The flow of money and goods can be understood as a sequence of exchanges as follows:

  1. A Portuguese wine exporter sells a bill of exchange to a third party in exchange for Portuguese currency (eg., $ as escudo or euro).
  2. A Portuguese cloth importer uses revenues from cloth sales to purchase this bill of exchange from a third party and uses it to pay a cloth exporter for English cloth.
  3. The cloth exporter then sells the bill of exchange to a wine importer in exchange for English currency (eg., £ as British pounds) in order to purchase more cloth from cloth producers.
  4. The wine importer then uses this bill of exchange to pay wine exporters for Portuguese wine.

These several transactions effectively transfer cloth and wine between nations and return the original bill of exchange to Portugal, without the need to move currencies between nations.

Foreign Trade using Currency

When one nation lacks a complimentary comparative advantage between two commodities, or when one nation’s foreign policy effectively prohibits importation or exporation of commodities, then an exporting nation that enjoys an absolute advantage will still benefit from producing commodities cheaply in the home country and selling them at a profit in a foreign country. In these cases, the purchasing nation must bear the cost with the physical transportation of gold or silver.
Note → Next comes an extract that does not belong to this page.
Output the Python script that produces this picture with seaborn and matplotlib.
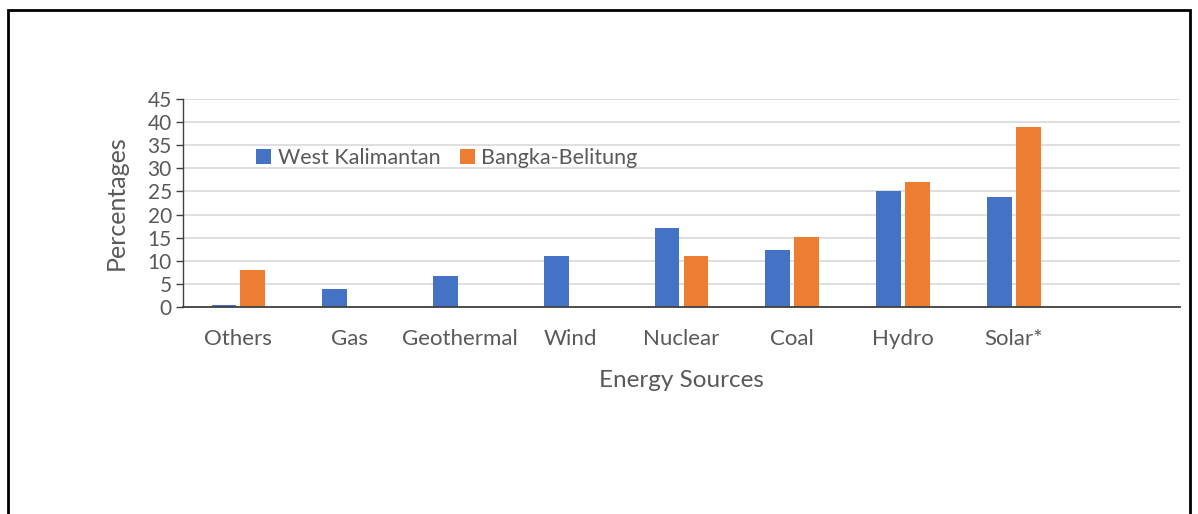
import matplotlib
matplotlib.use("Agg")
import matplotlib.pyplot as plt
from matplotlib.patches import Rectangle
import seaborn as sns
import pandas as pd

# Share of each energy source (%)
sources = ["Others", "Gas", "Geothermal", "Wind", "Nuclear", "Coal", "Hydro", "Solar*"]
west_kalimantan = [0.4, 3.8, 6.8, 11.0, 17.0, 12.3, 25.1, 23.7]
bangka_belitung = [7.9, 0.0, 0.0, 0.0, 11.0, 15.1, 27.1, 39.0]
regions = ["West Kalimantan", "Bangka-Belitung"]
y_ticks = [0, 5, 10, 15, 20, 25, 30, 35, 40, 45]

df = pd.DataFrame({
    "Source": sources * 2,
    "Region": [regions[0]] * len(sources) + [regions[1]] * len(sources),
    "Value": west_kalimantan + bangka_belitung,
})

sns.set_theme(style="white")
plt.rcParams["font.family"] = ["Lato", "DejaVu Sans"]

grey = "#595959"
fig = plt.figure(figsize=(11.98, 5.14), dpi=100)
ax = fig.add_axes([183 / 1198, 1 - 307 / 514, (1180 - 183) / 1198, (307 - 99) / 514])

sns.barplot(
    data=df, x="Source", y="Value", hue="Region", order=sources,
    hue_order=regions, palette=["#4472C4", "#ED7D31"], saturation=1,
    width=0.52, gap=0.14, errorbar=None, linewidth=0, ax=ax,
)

ax.set_xlim(-0.5, len(sources) + 0.5)
ax.set_ylim(0, 45)
ax.set_yticks(y_ticks)
ax.yaxis.grid(True, color="#d9d9d9", linewidth=1.2)
ax.set_axisbelow(True)
for side in ("top", "right"):
    ax.spines[side].set_visible(False)
ax.spines["bottom"].set_color("#404040")
ax.spines["bottom"].set_linewidth(1.3)
ax.spines["left"].set_color("#404040")
ax.spines["left"].set_linewidth(1.0)
ax.tick_params(axis="y", left=True, length=5, width=1, color="#404040",
               labelsize=15, labelcolor=grey, pad=3)
ax.tick_params(axis="x", bottom=False, labelsize=16, labelcolor=grey, pad=10)

ax.set_xlabel("Energy Sources", fontsize=17.5, color=grey, labelpad=15)
ax.set_ylabel("Percentages", fontsize=18, color=grey, labelpad=14)

ax.legend(
    loc="center left", bbox_to_anchor=(256 / 1198, 1 - 158 / 514),
    bbox_transform=fig.transFigure, ncol=2, frameon=False, fontsize=15.5,
    handlelength=0.7, handleheight=0.7, handletextpad=0.3,
    columnspacing=0.9, labelcolor=grey, borderaxespad=0, borderpad=0,
)

# Frame around the figure
fig.add_artist(Rectangle((8 / 1198, -0.05), (1190 - 8) / 1198, 1.05 - 10 / 514,
                         transform=fig.transFigure, fill=False,
                         edgecolor="black", linewidth=2))

fig.savefig("out.png", dpi=100)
In this circumstance, there are two important points of consideration.

  1. The producing nation will exchange commodities while accruing gold or silver; the purchasing nation will gain in foreign goods while divesting from gold or silver.
  2. The higher transaction costs will prevent fewer commodities from moving between the countries.

In this situation, an exporting nation with absolute advantage will continue to pursue trade with its counter-party as long as the valuation of gold or silver exceeds the relative valuation of the commodities given in exchange for them; and similarly, the importing nation will continue to purchase commodities from exporting counter-parties as long as the relative valuation of commodities exceeds the valuation of gold or silver exchanged for them.